Roxas died while visiting Clark in Pampanga, and VP Quirino succeeded him, but when he clamped down on corruption, his party-mate, Senate Pres. Avelino balked, and in 1949, formed an Avelino wing of the LP. Again, where was ideology?

To stem the growing Hukbalahap uprising, Quirino appointed a neophyte LP congressman, Ramon Magsaysay of Zambales, to the defense portfolio.

In 1953, when Quirino sought re-election, Magsaysay bolted the LP, and became the Nacionalista candidate against his patron. He won overwhelmingly, “with a little help from the Americans” who hated Quirino’s nationalistic bent.

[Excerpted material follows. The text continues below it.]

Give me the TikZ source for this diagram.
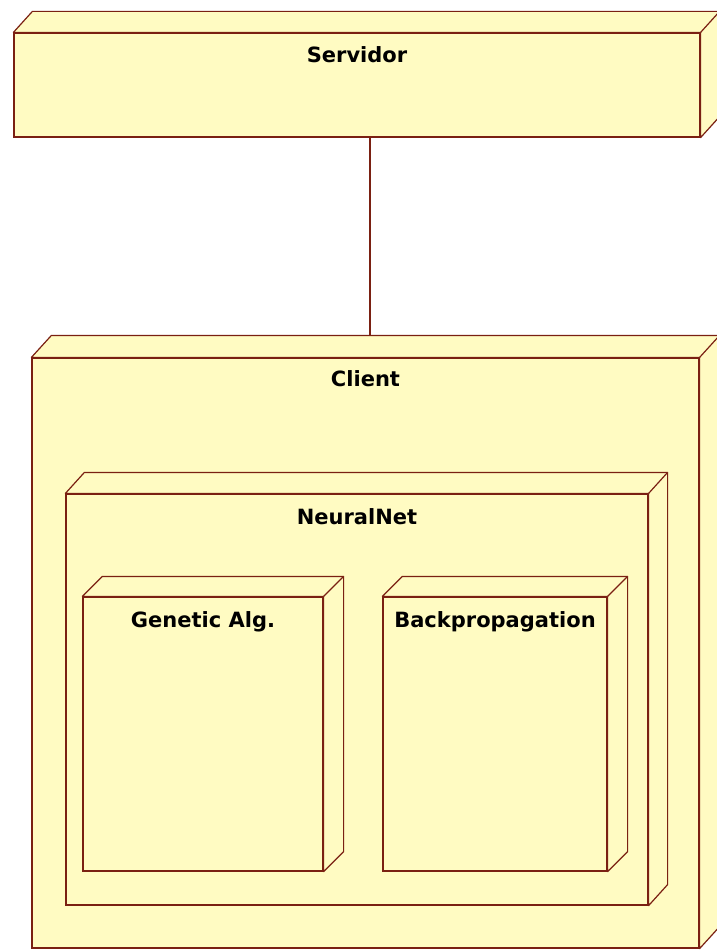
\documentclass[tikz,border=0pt]{standalone}
\usepackage{fontspec}
\setmainfont{DejaVu Sans}
\usetikzlibrary{positioning}
\definecolor{nodefill}{RGB}{255,251,194}
\definecolor{nodeline}{RGB}{122,32,18}

\tikzset{
  umlnode/.style={rectangle, draw=nodeline, fill=nodefill, line width=1.2pt, inner sep=0pt},
  face/.style={draw=nodeline, fill=nodefill, line width=1.2pt, line join=round},
  title/.style={inner sep=0pt, text height=15pt, text depth=0pt, font=\fontsize{21}{25}\selectfont\bfseries},
  link/.style={draw=nodeline, line width=1.2pt}
}

% top and right faces of a node box
\newcommand{\boxfaces}[3]{%
  \filldraw[face] (#1.north west) -- ++(#2,#3) -- ([shift={(#2,#3)}]#1.north east)
    -- ([shift={(#2,#3)}]#1.south east) -- (#1.south east) -- (#1.north east) -- cycle;
  \draw[face] (#1.north east) -- ++(#2,#3);
  \coordinate (#1-back) at ([shift={(#2,#3)}]#1.north west);
}

\begin{document}
\begin{tikzpicture}[x=1pt, y=-1pt]
  \useasboundingbox (0,0) rectangle (716,950);

  % server
  \node (srv) [umlnode, minimum width=686pt, minimum height=104pt] at (357, 85) {};
  \boxfaces{srv}{19}{-21}
  \node (srvT) [title] at ([yshift=-23pt]srv.north) {Servidor};

  % client with its nested nodes
  \node (cli) [umlnode, minimum width=667pt, minimum height=590pt] at (365.5, 653) {};
  \boxfaces{cli}{20}{-22}
  \node (cliT) [title] at ([yshift=-22pt]cli.north) {Client};

  \node (nn) [umlnode, minimum width=582pt, minimum height=411pt] at (357, 699.5) {};
  \boxfaces{nn}{19}{-21}
  \node (nnT) [title] at ([yshift=-24pt]nn.north) {NeuralNet};

  \node (ga) [umlnode, minimum width=240pt, minimum height=274pt] at (203, 734) {};
  \boxfaces{ga}{20}{-20}
  \node (gaT) [title] at ([yshift=-24pt]ga.north) {Genetic Alg.};

  \node (bp) [umlnode, minimum width=224pt, minimum height=274pt] at (495, 734) {};
  \boxfaces{bp}{20}{-20}
  \node (bpT) [title] at ([yshift=-24pt]bp.north) {Backpropagation};

  % connection
  \coordinate (srvLink) at ([xshift=13pt]srv.south);
  \draw[link] (srvLink) -- (srvLink |- cli-back);
\end{tikzpicture}
\end{document}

History soon repeated itself when Magsaysay died in a plane crash, and was succeeded by his vice president, Bohol’s Carlos P. Garcia, who in the 1957 election, prevailed in a four-way contest over Jose Yulo of the LP, Manuel Manahan of the PPP, and the great Claro M. Recto of the Nationalist Citizens’ Party.

When he sought re-election in 1961, Garcia was up against his vice president, Diosdado P. Macapagal who won, bringing the Liberals back to power.

But in 1965, Senate President Ferdinand E. Marcos Sr. bolted the LP, and became a new member of the Nacionalista Party, went on to be its candidate, and was elected president.

Once again, no ideology, only ambition was the singular goal.

In 1969, Marcos was re-elected, defeating Liberal candidate, Sergio Osmena Jr., son of the former president, a staunch Nacionalista.

Marcos declared martial law in 1972 and reigned until 1986, though he supposedly “lifted” his authoritarian rule in 1981, where a sham election was held. He then proceeded to “unite” the NPs and LPs in a monolith called the Kilusang Bagong Lipunan.

EDSA Uno cut him short, and a “forced” marriage of convenience again sans “ideology” (other than regaining democratic order) preceded the Cory-Doy “uniteam” of UNIDO, Liberals, PDP, etc., which broke two years after.

In 1992, the first presidential election was held under the 1987 Constitution, with the huge Laban ng Demokratikong Pilipino fielding Speaker Ramon V. Mitra, while a few short ribs disengaged and formed Lakas, which coalesced with the NUCD, and won with Fidel V. Ramos, Cory’s choice.

In 1998, another new alliance was formed, with then VP Joseph Estrada’s Partido ng Masang Pilipino, Eduardo Angara’s LDP, and Eduardo Cojuangco’s NPC, called Laban ng Makabayang Masang Pilipino (LAMMP).

EDSA Dos brought the Lakas VP, Gloria Macapagal Arroyo who reigned from Jan. 23, 2001 till June 30, 2010, the second longest-running presidency in our history.

Ninoy and Cory’s son, Noynoy Aquino, an LP, defeated new NP Manny Villar, PMP’s returning Joseph Estrada, and GMA’s Lakas candidate Gilbert Teodoro in the 2010 election.

Then in 2016, the PDP-Laban was tapped to become Rodrigo Duterte’s vehicle to victory, following which, his daughter Inday Sara, not of PDP but a newly-formed Hugpong, coalesced to give birth to another “Uniteam” in 2022 with Bongbong Marcos’ also newly-formed Partido Federal.

New coalitions, new alliances, new movements, new parties — all flags of convenience camouflaging personal ambition, ideology and principles be damned.